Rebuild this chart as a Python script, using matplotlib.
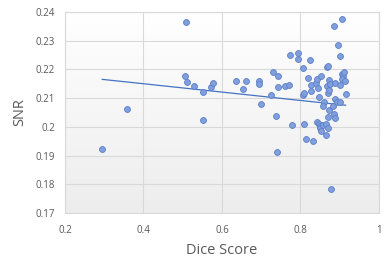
import numpy as np
import matplotlib.pyplot as plt

dice = [0.508, 0.505, 0.512, 0.528, 0.551, 0.573, 0.578, 0.551, 0.636, 0.653,
        0.662, 0.694, 0.694, 0.699, 0.725, 0.729, 0.742, 0.743, 0.738, 0.741,
        0.761, 0.771, 0.774, 0.778, 0.793, 0.793, 0.806, 0.807, 0.810, 0.810,
        0.813, 0.819, 0.824, 0.826, 0.827, 0.833, 0.839, 0.843, 0.844, 0.848,
        0.843, 0.848, 0.850, 0.853, 0.851, 0.853, 0.858, 0.861, 0.858, 0.864,
        0.864, 0.867, 0.871, 0.868, 0.870, 0.872, 0.870, 0.871, 0.873, 0.875,
        0.873, 0.879, 0.884, 0.885, 0.885, 0.887, 0.887, 0.887, 0.894, 0.897,
        0.901, 0.902, 0.902, 0.905, 0.905, 0.908, 0.906, 0.910, 0.913, 0.915,
        0.359, 0.295]
snr = [0.2365, 0.2176, 0.2155, 0.2141, 0.2121, 0.2137, 0.2153, 0.2022, 0.2159, 0.2133,
       0.2160, 0.2159, 0.2149, 0.2078, 0.2109, 0.2190, 0.2177, 0.2139, 0.2036, 0.1914,
       0.2141, 0.2147, 0.2250, 0.2007, 0.2257, 0.2235, 0.2205, 0.2109, 0.2118, 0.2009,
       0.1956, 0.2169, 0.2231, 0.2144, 0.2125, 0.1951, 0.2152, 0.2167, 0.2136, 0.2104,
       0.2017, 0.2009, 0.2002, 0.2176, 0.1995, 0.1986, 0.2005, 0.2087, 0.2074, 0.2009,
       0.1970, 0.2209, 0.2212, 0.2141, 0.2119, 0.2127, 0.2034, 0.1996, 0.2163, 0.2148,
       0.2060, 0.1784, 0.2072, 0.2046, 0.2351, 0.2151, 0.2095, 0.2030, 0.2088, 0.2283,
       0.2086, 0.2247, 0.2145, 0.2376, 0.2184, 0.2176, 0.2166, 0.2190, 0.2159, 0.2113,
       0.2061, 0.1923]

# linear trendline as shown in the chart (end points)
trend_x = [0.295, 0.915]
trend_y = [0.2165, 0.2075]

x = np.array(dice)
y = np.array(snr)

plt.rcParams['font.family'] = ['Open Sans', 'DejaVu Sans']
fig = plt.figure(figsize=(3.89, 2.68), dpi=100)
ax = fig.add_axes([0.167, 0.205, 0.807, 0.751])

# light vertical gradient behind the plot area
grad = np.linspace(1, 0, 256).reshape(-1, 1)
ax.imshow(grad, extent=[0, 1, 0, 1], transform=ax.transAxes, aspect='auto',
          cmap=plt.matplotlib.colors.LinearSegmentedColormap.from_list('g', ['#ededed', '#ffffff']),
          zorder=0)

ax.scatter(x, y, s=18, color='#819fdd', edgecolors='#5b7fc7', linewidths=0.6, zorder=3)
ax.plot(trend_x, trend_y, color='#4472c4', lw=0.9, zorder=2)

ax.set_xlim(0.2, 1.0)
ax.set_ylim(0.17, 0.24)
ax.set_xticks([0.2, 0.4, 0.6, 0.8, 1.0])
ax.set_xticklabels(['0.2', '0.4', '0.6', '0.8', '1'])
ax.set_yticks(np.arange(0.17, 0.2401, 0.01))
ax.set_yticklabels(['0.17', '0.18', '0.19', '0.2', '0.21', '0.22', '0.23', '0.24'])
ax.grid(True, color='#d9d9d9', lw=0.8)
ax.set_axisbelow(True)
for s in ax.spines.values():
    s.set_color('#d9d9d9')
ax.tick_params(length=0, labelsize=7, labelcolor='#595959')
ax.tick_params(axis='x', pad=8.5)
ax.tick_params(axis='y', pad=7)
ax.set_xlabel('Dice Score', fontsize=10.5, color='#595959', labelpad=5)
ax.set_ylabel('SNR', fontsize=10.5, color='#595959', labelpad=6)

fig.savefig('out.png', dpi=100)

※ ※ ※

What to work on:
Leave the pictures out and reproduce exactly the lines from the top of the listing above through the line with "ax = fig.add_axes([0.167, 0.205, 0.807, 0.751])".

Full output:
Rebuild this chart as a Python script, using matplotlib.
import numpy as np
import matplotlib.pyplot as plt

dice = [0.508, 0.505, 0.512, 0.528, 0.551, 0.573, 0.578, 0.551, 0.636, 0.653,
        0.662, 0.694, 0.694, 0.699, 0.725, 0.729, 0.742, 0.743, 0.738, 0.741,
        0.761, 0.771, 0.774, 0.778, 0.793, 0.793, 0.806, 0.807, 0.810, 0.810,
        0.813, 0.819, 0.824, 0.826, 0.827, 0.833, 0.839, 0.843, 0.844, 0.848,
        0.843, 0.848, 0.850, 0.853, 0.851, 0.853, 0.858, 0.861, 0.858, 0.864,
        0.864, 0.867, 0.871, 0.868, 0.870, 0.872, 0.870, 0.871, 0.873, 0.875,
        0.873, 0.879, 0.884, 0.885, 0.885, 0.887, 0.887, 0.887, 0.894, 0.897,
        0.901, 0.902, 0.902, 0.905, 0.905, 0.908, 0.906, 0.910, 0.913, 0.915,
        0.359, 0.295]
snr = [0.2365, 0.2176, 0.2155, 0.2141, 0.2121, 0.2137, 0.2153, 0.2022, 0.2159, 0.2133,
       0.2160, 0.2159, 0.2149, 0.2078, 0.2109, 0.2190, 0.2177, 0.2139, 0.2036, 0.1914,
       0.2141, 0.2147, 0.2250, 0.2007, 0.2257, 0.2235, 0.2205, 0.2109, 0.2118, 0.2009,
       0.1956, 0.2169, 0.2231, 0.2144, 0.2125, 0.1951, 0.2152, 0.2167, 0.2136, 0.2104,
       0.2017, 0.2009, 0.2002, 0.2176, 0.1995, 0.1986, 0.2005, 0.2087, 0.2074, 0.2009,
       0.1970, 0.2209, 0.2212, 0.2141, 0.2119, 0.2127, 0.2034, 0.1996, 0.2163, 0.2148,
       0.2060, 0.1784, 0.2072, 0.2046, 0.2351, 0.2151, 0.2095, 0.2030, 0.2088, 0.2283,
       0.2086, 0.2247, 0.2145, 0.2376, 0.2184, 0.2176, 0.2166, 0.2190, 0.2159, 0.2113,
       0.2061, 0.1923]

# linear trendline as shown in the chart (end points)
trend_x = [0.295, 0.915]
trend_y = [0.2165, 0.2075]

x = np.array(dice)
y = np.array(snr)

plt.rcParams['font.family'] = ['Open Sans', 'DejaVu Sans']
fig = plt.figure(figsize=(3.89, 2.68), dpi=100)
ax = fig.add_axes([0.167, 0.205, 0.807, 0.751])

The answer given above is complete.